▶ _PROBLEM DESCRIPTION_
Pictures stay out of this copy, which runs from the first line of the material through the line containing "import matplotlib.font_manager as fm".

▶ _DATA SHOWN_
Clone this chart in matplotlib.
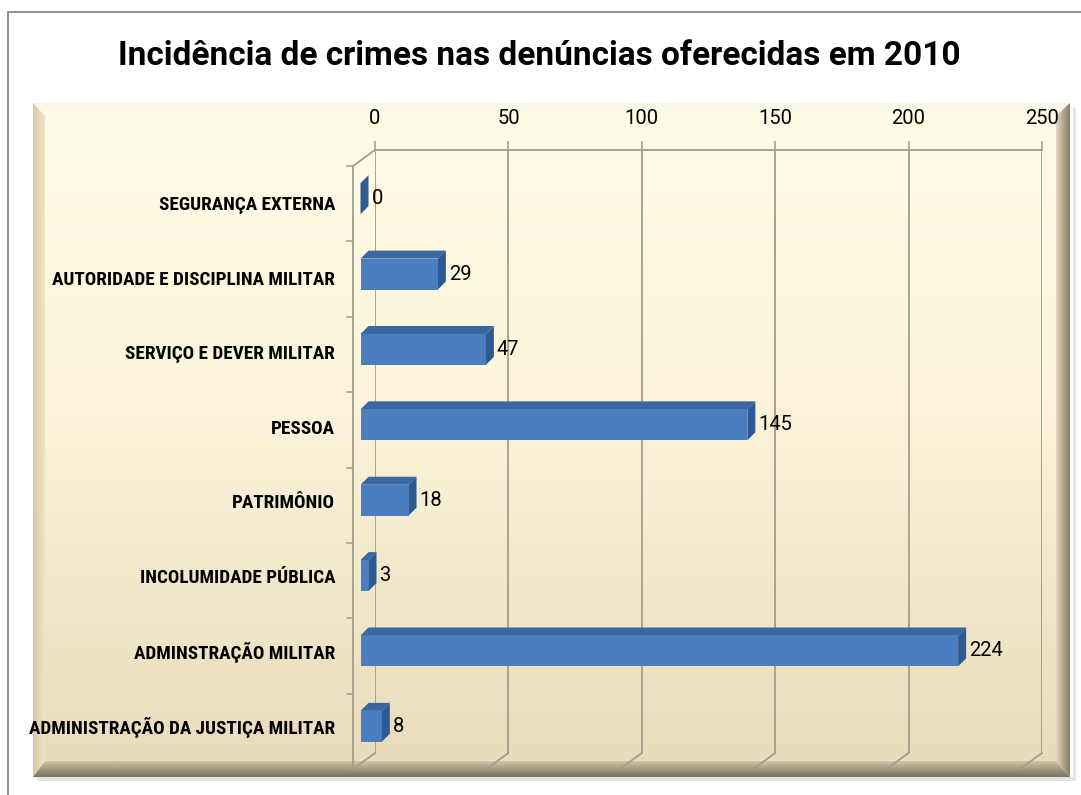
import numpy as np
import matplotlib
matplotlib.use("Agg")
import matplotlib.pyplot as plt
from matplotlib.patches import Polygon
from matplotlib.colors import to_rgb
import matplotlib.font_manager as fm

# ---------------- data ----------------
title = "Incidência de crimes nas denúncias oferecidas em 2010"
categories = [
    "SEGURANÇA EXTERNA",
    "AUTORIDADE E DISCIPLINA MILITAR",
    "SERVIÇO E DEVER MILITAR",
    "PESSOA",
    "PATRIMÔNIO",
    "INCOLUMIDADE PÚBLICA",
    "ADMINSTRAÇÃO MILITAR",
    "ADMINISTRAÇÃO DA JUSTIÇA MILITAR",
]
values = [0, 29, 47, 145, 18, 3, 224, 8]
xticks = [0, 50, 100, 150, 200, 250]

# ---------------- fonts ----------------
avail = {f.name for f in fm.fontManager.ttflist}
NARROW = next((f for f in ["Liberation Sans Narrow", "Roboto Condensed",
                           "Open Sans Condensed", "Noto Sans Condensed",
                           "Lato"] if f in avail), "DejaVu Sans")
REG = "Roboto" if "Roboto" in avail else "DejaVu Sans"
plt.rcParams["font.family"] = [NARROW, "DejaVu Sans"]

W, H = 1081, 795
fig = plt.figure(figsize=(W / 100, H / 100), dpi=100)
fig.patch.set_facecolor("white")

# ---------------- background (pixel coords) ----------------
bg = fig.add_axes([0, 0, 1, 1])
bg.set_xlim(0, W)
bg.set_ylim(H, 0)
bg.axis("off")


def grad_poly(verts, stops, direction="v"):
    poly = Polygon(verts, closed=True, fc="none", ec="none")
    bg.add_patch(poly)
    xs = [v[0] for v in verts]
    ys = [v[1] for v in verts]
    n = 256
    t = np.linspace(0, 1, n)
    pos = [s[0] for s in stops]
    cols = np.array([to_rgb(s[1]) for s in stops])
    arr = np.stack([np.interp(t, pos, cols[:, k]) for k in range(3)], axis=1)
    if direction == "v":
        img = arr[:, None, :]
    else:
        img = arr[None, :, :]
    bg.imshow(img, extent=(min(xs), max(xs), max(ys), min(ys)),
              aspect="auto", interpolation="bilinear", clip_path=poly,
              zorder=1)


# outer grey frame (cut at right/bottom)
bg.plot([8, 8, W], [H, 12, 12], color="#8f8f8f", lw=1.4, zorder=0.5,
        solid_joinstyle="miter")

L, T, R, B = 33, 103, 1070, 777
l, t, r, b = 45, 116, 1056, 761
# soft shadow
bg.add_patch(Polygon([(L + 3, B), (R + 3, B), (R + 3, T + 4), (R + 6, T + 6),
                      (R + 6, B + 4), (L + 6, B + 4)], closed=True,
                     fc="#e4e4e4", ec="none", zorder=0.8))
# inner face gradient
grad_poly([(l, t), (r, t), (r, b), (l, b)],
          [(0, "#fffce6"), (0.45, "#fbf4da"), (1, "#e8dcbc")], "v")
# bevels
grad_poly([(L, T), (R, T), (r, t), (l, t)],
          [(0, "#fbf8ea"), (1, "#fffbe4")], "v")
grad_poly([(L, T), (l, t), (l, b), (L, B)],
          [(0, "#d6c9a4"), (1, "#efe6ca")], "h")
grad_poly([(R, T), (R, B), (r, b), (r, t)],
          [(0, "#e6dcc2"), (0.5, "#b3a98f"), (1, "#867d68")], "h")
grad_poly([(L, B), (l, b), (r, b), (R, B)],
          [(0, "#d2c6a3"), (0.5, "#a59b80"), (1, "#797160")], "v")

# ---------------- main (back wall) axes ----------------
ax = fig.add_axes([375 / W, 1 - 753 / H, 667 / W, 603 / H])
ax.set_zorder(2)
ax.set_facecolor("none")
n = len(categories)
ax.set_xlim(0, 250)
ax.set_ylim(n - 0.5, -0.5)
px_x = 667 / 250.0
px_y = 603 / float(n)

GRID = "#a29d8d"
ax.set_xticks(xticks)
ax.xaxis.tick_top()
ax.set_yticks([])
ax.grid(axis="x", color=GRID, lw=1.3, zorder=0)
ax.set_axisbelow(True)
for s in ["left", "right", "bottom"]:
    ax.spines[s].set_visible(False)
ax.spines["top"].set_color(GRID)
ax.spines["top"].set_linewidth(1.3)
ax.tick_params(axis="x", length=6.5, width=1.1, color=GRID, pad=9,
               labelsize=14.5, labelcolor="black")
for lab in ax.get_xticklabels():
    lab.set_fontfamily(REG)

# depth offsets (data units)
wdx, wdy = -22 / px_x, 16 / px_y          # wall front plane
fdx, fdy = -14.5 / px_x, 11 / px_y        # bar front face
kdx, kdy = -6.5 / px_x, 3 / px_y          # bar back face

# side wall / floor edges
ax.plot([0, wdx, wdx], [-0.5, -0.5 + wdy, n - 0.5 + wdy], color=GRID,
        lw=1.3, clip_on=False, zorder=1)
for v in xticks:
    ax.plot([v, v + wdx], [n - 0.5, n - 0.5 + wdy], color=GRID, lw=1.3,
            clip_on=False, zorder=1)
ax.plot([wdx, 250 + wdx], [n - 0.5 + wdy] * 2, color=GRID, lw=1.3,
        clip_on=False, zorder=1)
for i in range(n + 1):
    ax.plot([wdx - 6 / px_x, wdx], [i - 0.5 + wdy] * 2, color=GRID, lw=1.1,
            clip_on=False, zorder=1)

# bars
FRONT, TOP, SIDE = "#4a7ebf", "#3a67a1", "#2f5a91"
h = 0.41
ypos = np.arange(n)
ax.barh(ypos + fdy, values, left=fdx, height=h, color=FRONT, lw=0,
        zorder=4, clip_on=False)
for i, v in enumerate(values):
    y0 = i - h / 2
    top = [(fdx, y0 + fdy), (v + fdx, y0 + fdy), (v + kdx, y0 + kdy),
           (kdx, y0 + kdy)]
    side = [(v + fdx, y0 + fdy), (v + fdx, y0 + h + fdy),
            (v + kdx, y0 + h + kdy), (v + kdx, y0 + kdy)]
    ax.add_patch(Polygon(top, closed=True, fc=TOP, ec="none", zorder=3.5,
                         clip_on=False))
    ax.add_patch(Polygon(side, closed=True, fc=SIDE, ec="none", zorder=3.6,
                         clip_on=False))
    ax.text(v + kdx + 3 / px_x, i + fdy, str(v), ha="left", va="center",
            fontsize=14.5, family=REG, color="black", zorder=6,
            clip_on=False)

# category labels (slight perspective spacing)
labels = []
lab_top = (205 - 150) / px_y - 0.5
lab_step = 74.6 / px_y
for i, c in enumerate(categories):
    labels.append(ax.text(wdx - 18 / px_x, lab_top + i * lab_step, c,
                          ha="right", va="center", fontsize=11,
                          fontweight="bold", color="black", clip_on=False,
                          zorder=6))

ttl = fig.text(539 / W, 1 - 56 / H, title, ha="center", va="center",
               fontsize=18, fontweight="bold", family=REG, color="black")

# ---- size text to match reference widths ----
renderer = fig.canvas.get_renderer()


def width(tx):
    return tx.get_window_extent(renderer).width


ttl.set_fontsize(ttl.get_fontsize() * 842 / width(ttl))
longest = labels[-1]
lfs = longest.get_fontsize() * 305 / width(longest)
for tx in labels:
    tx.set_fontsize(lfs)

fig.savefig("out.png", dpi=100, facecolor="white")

▶ _SOLUTION FOR THIS EXERCISE_
Clone this chart in matplotlib.
import numpy as np
import matplotlib
matplotlib.use("Agg")
import matplotlib.pyplot as plt
from matplotlib.patches import Polygon
from matplotlib.colors import to_rgb
import matplotlib.font_manager as fm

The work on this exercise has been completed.